Mentha Piperita Leaf Extract/Peppermint Leaf Extract ●
TL;DR. This ingredient is primarily a botanical skin-conditioning extract, often used for a fresh sensory profile, masking, and light antioxidant support. In rinse-off and leave-on products, it can also contribute a cooling feel depending on the extract composition.
What does Mentha Piperita Leaf Extract/Peppermint Leaf Extract do in a cosmetic formula?
This ingredient is primarily a botanical skin-conditioning extract, often used for a fresh sensory profile, masking, and light antioxidant support. In rinse-off and leave-on products, it can also contribute a cooling feel depending on the extract composition.
Is Mentha Piperita Leaf Extract/Peppermint Leaf Extract clean?

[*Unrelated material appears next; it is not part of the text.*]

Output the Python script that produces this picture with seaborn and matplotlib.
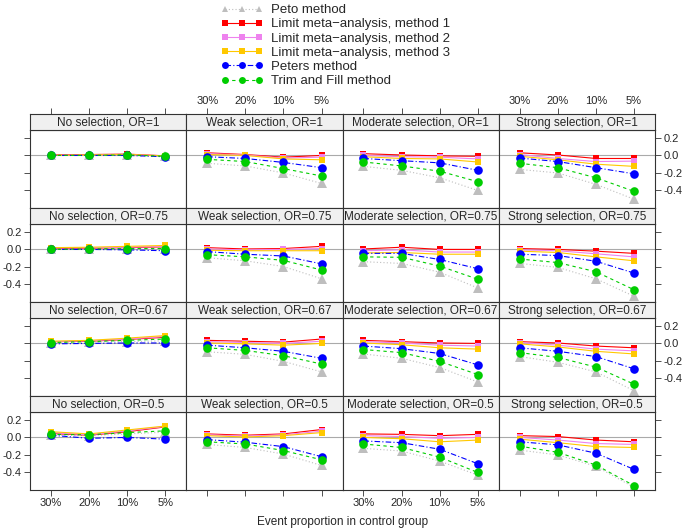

Clean-beauty frameworks generally allow it, but it is a more active fragrant botanical than a bland plant extract. Its volatile terpene fraction can be sensitizing for some users, and allergen labeling may apply when fragrance constituents exceed regional thresholds.
Is Mentha Piperita Leaf Extract/Peppermint Leaf Extract sustainable?
This material is plant-derived and typically renewable, with a relatively favorable end-of-life profile when made as a water, alcohol, or glycerin extract. Sustainability depends on agricultural practices, solvent choice, and whether the supply chain uses certified organic or responsibly grown crops.
Is Mentha Piperita Leaf Extract/Peppermint Leaf Extract COSMOS-approved?
It is permitted under COSMOS-natural and COSMOS-organic when made from approved plant material and extraction solvents, with organic status depending on certified organic sourcing. It aligns reasonably well with Green Chemistry when extracted using low-concern solvents and processed without unnecessary purification steps.
How does Mentha Piperita Leaf Extract/Peppermint Leaf Extract work chemically?
This compound is a complex botanical mixture containing polar phenolics plus a variable volatile terpene fraction, so composition depends strongly on cultivar, harvest timing, and extraction solvent. Typical cosmetic use is supplier-dependent, often at low levels for leave-on products, and formulators usually account for fragrance-allergen thresholds, heat sensitivity, and possible sensory intensity in eye-area or compromised-barrier formulas.